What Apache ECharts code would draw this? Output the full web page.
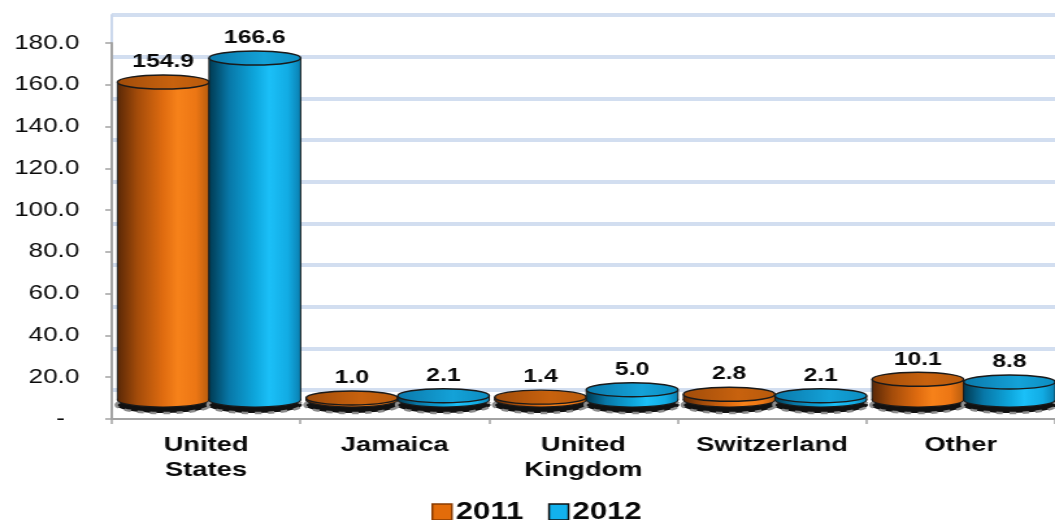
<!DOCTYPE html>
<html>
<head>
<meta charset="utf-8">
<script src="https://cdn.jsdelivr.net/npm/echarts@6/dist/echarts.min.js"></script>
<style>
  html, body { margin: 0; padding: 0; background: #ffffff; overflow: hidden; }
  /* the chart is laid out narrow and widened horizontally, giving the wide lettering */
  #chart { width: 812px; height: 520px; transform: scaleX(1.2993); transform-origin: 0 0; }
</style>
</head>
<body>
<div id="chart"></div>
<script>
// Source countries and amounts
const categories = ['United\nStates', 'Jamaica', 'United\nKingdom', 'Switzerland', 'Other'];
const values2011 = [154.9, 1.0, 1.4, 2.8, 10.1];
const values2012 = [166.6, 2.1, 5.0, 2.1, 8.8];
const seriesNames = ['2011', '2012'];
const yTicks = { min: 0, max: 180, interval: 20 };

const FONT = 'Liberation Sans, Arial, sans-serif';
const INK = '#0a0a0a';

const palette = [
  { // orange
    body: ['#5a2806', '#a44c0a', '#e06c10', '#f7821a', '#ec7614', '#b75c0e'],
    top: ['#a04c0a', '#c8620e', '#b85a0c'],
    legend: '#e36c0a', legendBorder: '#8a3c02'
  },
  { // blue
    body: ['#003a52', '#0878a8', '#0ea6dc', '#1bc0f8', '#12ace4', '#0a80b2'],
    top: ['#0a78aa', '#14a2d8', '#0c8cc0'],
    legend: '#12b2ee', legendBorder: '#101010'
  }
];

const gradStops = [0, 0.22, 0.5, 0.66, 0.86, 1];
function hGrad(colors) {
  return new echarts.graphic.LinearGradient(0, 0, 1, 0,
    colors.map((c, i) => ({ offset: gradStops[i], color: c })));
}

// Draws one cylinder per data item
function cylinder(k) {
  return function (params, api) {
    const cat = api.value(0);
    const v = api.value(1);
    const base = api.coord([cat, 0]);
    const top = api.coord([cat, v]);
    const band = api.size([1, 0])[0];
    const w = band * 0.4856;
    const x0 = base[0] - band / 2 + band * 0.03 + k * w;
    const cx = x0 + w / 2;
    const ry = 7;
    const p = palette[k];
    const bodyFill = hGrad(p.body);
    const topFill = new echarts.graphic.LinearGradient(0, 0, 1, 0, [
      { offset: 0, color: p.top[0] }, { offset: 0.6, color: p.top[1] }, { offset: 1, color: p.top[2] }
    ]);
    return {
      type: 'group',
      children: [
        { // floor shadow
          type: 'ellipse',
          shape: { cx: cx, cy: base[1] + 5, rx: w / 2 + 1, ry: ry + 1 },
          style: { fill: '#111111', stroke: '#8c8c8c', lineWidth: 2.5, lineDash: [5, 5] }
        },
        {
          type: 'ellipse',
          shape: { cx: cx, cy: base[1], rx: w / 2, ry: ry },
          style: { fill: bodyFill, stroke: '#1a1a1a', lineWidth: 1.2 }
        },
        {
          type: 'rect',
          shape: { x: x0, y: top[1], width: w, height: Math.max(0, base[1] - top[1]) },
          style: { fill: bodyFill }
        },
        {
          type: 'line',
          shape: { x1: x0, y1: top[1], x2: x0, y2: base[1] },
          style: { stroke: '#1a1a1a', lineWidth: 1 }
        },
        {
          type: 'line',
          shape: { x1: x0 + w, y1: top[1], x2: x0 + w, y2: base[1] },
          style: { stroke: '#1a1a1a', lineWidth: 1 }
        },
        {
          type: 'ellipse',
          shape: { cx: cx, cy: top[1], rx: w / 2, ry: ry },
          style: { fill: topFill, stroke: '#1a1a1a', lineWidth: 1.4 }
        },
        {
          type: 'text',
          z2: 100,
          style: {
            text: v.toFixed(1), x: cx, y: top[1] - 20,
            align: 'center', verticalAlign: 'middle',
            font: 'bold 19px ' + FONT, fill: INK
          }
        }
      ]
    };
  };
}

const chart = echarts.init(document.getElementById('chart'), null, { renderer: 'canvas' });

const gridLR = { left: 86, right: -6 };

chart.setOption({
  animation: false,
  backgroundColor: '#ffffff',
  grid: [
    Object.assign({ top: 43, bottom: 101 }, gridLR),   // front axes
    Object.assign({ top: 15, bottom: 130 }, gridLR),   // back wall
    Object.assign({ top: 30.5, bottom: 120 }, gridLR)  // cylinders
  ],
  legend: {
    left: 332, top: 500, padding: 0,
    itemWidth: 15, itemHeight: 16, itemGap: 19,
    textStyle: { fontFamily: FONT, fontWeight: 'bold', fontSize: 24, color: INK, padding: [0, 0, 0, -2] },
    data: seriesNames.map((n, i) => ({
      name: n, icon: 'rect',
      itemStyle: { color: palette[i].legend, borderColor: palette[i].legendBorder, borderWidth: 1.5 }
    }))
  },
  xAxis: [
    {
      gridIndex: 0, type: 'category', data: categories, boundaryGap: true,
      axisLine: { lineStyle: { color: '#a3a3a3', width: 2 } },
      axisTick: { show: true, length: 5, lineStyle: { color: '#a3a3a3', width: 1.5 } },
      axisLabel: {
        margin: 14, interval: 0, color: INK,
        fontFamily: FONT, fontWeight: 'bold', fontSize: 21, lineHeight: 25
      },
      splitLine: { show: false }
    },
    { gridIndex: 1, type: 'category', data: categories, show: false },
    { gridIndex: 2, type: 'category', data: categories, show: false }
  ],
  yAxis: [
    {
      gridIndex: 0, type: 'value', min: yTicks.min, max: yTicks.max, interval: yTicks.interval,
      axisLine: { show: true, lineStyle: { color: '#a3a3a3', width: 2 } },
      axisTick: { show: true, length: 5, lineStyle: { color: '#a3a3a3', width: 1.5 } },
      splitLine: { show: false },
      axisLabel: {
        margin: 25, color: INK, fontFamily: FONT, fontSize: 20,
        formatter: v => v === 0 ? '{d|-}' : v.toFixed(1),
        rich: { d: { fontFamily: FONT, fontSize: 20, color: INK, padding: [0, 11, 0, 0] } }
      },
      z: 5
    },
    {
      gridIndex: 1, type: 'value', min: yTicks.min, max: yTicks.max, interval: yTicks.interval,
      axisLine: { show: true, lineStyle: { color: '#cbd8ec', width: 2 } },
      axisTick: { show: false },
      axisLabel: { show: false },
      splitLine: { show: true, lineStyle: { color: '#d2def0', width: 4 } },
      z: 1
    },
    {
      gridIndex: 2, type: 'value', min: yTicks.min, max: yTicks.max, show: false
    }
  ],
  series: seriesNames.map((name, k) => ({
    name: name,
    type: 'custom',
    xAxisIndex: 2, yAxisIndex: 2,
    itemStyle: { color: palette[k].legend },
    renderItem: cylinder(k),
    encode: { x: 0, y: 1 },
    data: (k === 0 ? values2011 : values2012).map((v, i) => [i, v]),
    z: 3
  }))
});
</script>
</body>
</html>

☆ ☆ ☆ ☆ ☆ ☆ ☆

Exercise task » Repeat the full listing above exactly, with no pictures in the copy.

Task response »
What Apache ECharts code would draw this? Output the full web page.
<!DOCTYPE html>
<html>
<head>
<meta charset="utf-8">
<script src="https://cdn.jsdelivr.net/npm/echarts@6/dist/echarts.min.js"></script>
<style>
  html, body { margin: 0; padding: 0; background: #ffffff; overflow: hidden; }
  /* the chart is laid out narrow and widened horizontally, giving the wide lettering */
  #chart { width: 812px; height: 520px; transform: scaleX(1.2993); transform-origin: 0 0; }
</style>
</head>
<body>
<div id="chart"></div>
<script>
// Source countries and amounts
const categories = ['United\nStates', 'Jamaica', 'United\nKingdom', 'Switzerland', 'Other'];
const values2011 = [154.9, 1.0, 1.4, 2.8, 10.1];
const values2012 = [166.6, 2.1, 5.0, 2.1, 8.8];
const seriesNames = ['2011', '2012'];
const yTicks = { min: 0, max: 180, interval: 20 };

const FONT = 'Liberation Sans, Arial, sans-serif';
const INK = '#0a0a0a';

const palette = [
  { // orange
    body: ['#5a2806', '#a44c0a', '#e06c10', '#f7821a', '#ec7614', '#b75c0e'],
    top: ['#a04c0a', '#c8620e', '#b85a0c'],
    legend: '#e36c0a', legendBorder: '#8a3c02'
  },
  { // blue
    body: ['#003a52', '#0878a8', '#0ea6dc', '#1bc0f8', '#12ace4', '#0a80b2'],
    top: ['#0a78aa', '#14a2d8', '#0c8cc0'],
    legend: '#12b2ee', legendBorder: '#101010'
  }
];

const gradStops = [0, 0.22, 0.5, 0.66, 0.86, 1];
function hGrad(colors) {
  return new echarts.graphic.LinearGradient(0, 0, 1, 0,
    colors.map((c, i) => ({ offset: gradStops[i], color: c })));
}

// Draws one cylinder per data item
function cylinder(k) {
  return function (params, api) {
    const cat = api.value(0);
    const v = api.value(1);
    const base = api.coord([cat, 0]);
    const top = api.coord([cat, v]);
    const band = api.size([1, 0])[0];
    const w = band * 0.4856;
    const x0 = base[0] - band / 2 + band * 0.03 + k * w;
    const cx = x0 + w / 2;
    const ry = 7;
    const p = palette[k];
    const bodyFill = hGrad(p.body);
    const topFill = new echarts.graphic.LinearGradient(0, 0, 1, 0, [
      { offset: 0, color: p.top[0] }, { offset: 0.6, color: p.top[1] }, { offset: 1, color: p.top[2] }
    ]);
    return {
      type: 'group',
      children: [
        { // floor shadow
          type: 'ellipse',
          shape: { cx: cx, cy: base[1] + 5, rx: w / 2 + 1, ry: ry + 1 },
          style: { fill: '#111111', stroke: '#8c8c8c', lineWidth: 2.5, lineDash: [5, 5] }
        },
        {
          type: 'ellipse',
          shape: { cx: cx, cy: base[1], rx: w / 2, ry: ry },
          style: { fill: bodyFill, stroke: '#1a1a1a', lineWidth: 1.2 }
        },
        {
          type: 'rect',
          shape: { x: x0, y: top[1], width: w, height: Math.max(0, base[1] - top[1]) },
          style: { fill: bodyFill }
        },
        {
          type: 'line',
          shape: { x1: x0, y1: top[1], x2: x0, y2: base[1] },
          style: { stroke: '#1a1a1a', lineWidth: 1 }
        },
        {
          type: 'line',
          shape: { x1: x0 + w, y1: top[1], x2: x0 + w, y2: base[1] },
          style: { stroke: '#1a1a1a', lineWidth: 1 }
        },
        {
          type: 'ellipse',
          shape: { cx: cx, cy: top[1], rx: w / 2, ry: ry },
          style: { fill: topFill, stroke: '#1a1a1a', lineWidth: 1.4 }
        },
        {
          type: 'text',
          z2: 100,
          style: {
            text: v.toFixed(1), x: cx, y: top[1] - 20,
            align: 'center', verticalAlign: 'middle',
            font: 'bold 19px ' + FONT, fill: INK
          }
        }
      ]
    };
  };
}

const chart = echarts.init(document.getElementById('chart'), null, { renderer: 'canvas' });

const gridLR = { left: 86, right: -6 };

chart.setOption({
  animation: false,
  backgroundColor: '#ffffff',
  grid: [
    Object.assign({ top: 43, bottom: 101 }, gridLR),   // front axes
    Object.assign({ top: 15, bottom: 130 }, gridLR),   // back wall
    Object.assign({ top: 30.5, bottom: 120 }, gridLR)  // cylinders
  ],
  legend: {
    left: 332, top: 500, padding: 0,
    itemWidth: 15, itemHeight: 16, itemGap: 19,
    textStyle: { fontFamily: FONT, fontWeight: 'bold', fontSize: 24, color: INK, padding: [0, 0, 0, -2] },
    data: seriesNames.map((n, i) => ({
      name: n, icon: 'rect',
      itemStyle: { color: palette[i].legend, borderColor: palette[i].legendBorder, borderWidth: 1.5 }
    }))
  },
  xAxis: [
    {
      gridIndex: 0, type: 'category', data: categories, boundaryGap: true,
      axisLine: { lineStyle: { color: '#a3a3a3', width: 2 } },
      axisTick: { show: true, length: 5, lineStyle: { color: '#a3a3a3', width: 1.5 } },
      axisLabel: {
        margin: 14, interval: 0, color: INK,
        fontFamily: FONT, fontWeight: 'bold', fontSize: 21, lineHeight: 25
      },
      splitLine: { show: false }
    },
    { gridIndex: 1, type: 'category', data: categories, show: false },
    { gridIndex: 2, type: 'category', data: categories, show: false }
  ],
  yAxis: [
    {
      gridIndex: 0, type: 'value', min: yTicks.min, max: yTicks.max, interval: yTicks.interval,
      axisLine: { show: true, lineStyle: { color: '#a3a3a3', width: 2 } },
      axisTick: { show: true, length: 5, lineStyle: { color: '#a3a3a3', width: 1.5 } },
      splitLine: { show: false },
      axisLabel: {
        margin: 25, color: INK, fontFamily: FONT, fontSize: 20,
        formatter: v => v === 0 ? '{d|-}' : v.toFixed(1),
        rich: { d: { fontFamily: FONT, fontSize: 20, color: INK, padding: [0, 11, 0, 0] } }
      },
      z: 5
    },
    {
      gridIndex: 1, type: 'value', min: yTicks.min, max: yTicks.max, interval: yTicks.interval,
      axisLine: { show: true, lineStyle: { color: '#cbd8ec', width: 2 } },
      axisTick: { show: false },
      axisLabel: { show: false },
      splitLine: { show: true, lineStyle: { color: '#d2def0', width: 4 } },
      z: 1
    },
    {
      gridIndex: 2, type: 'value', min: yTicks.min, max: yTicks.max, show: false
    }
  ],
  series: seriesNames.map((name, k) => ({
    name: name,
    type: 'custom',
    xAxisIndex: 2, yAxisIndex: 2,
    itemStyle: { color: palette[k].legend },
    renderItem: cylinder(k),
    encode: { x: 0, y: 1 },
    data: (k === 0 ? values2011 : values2012).map((v, i) => [i, v]),
    z: 3
  }))
});
</script>
</body>
</html>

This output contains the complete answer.